The deal agreed on 10 April is not the 10M b/d cut mainline news headlines portray. OPEC and non-OPEC countries participating in the ’Declaration of Cooperation*’ have agreed to continue:
“…adjusting crude oil production by 10M b/d beginning on 1 May 2020, for an initial period of two months; then by 8M b/d from July to December 2020; and by 6M b/d from January 2021 to April 2022, in the interests of producers, consumers, and the global economy.”
According to the statement, the 10M b/d cut does not commence for several weeks, whereas the consensus among analysts is that the loss of demand is anything from twice to three times that amount.

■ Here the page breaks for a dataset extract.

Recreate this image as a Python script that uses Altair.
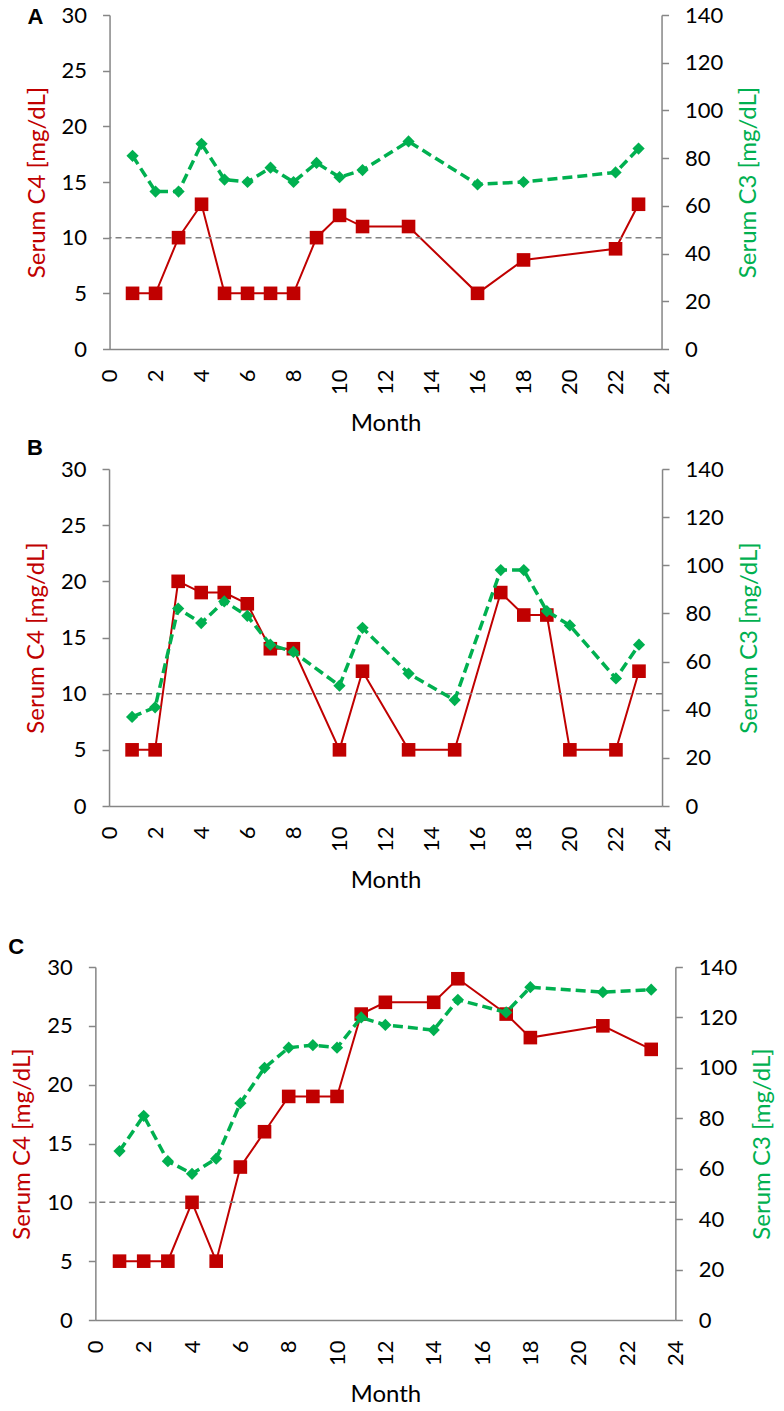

Jefferies senior shipping equity analyst Randy Giveans noted the cuts are below the “20-25M b/d decrease in demand” and April crude oil has already been sold. Even if the cuts were larger, there will be a time lag before the impact is felt in the tanker market. Then there is the how much of the reduction is actually put in place. President Trump had telegraphed the new deal in a tweet, which Saudi Arabia and Russia later denied. The OPEC+ crude oil producers are notorious for not sticking to agreed production levels. This was one of the reasons for the spate between Saudi Arabia and Russia – Russia was accused of breaking agreed production limits.
By the time the new OPEC+ crude oil production cuts take place in May, the market will have been saturated with cheap crude oil for months. Land-based storage is nearly full and large tankers are achieving firm rates for storage duties. The price contango will still be in place long after the cuts have been initiated and oil products may continue to wander the globe looking for a buyer.
The low tanker orderbook (around 8% of supply) will cushion the tanker market when storage begins to unwind. As Euronav’s Hugo De Stoop noted, for some elderly tankers storage duties might be the last work they do before being scrapped. There will have to deeper and sharper cuts in crude oil production than the current deal to have a short-term impact on the tanker market.
* OPEC+ = Azerbaijan, Bahrain, Brunei Darussalam, Equatorial Guinea, Kazakhstan, Malaysia, Mexico, Oman, Russia, Sudan and South Sudan. These agreed on 1 January 2017 to limit crude oil production along with the OPEC countries.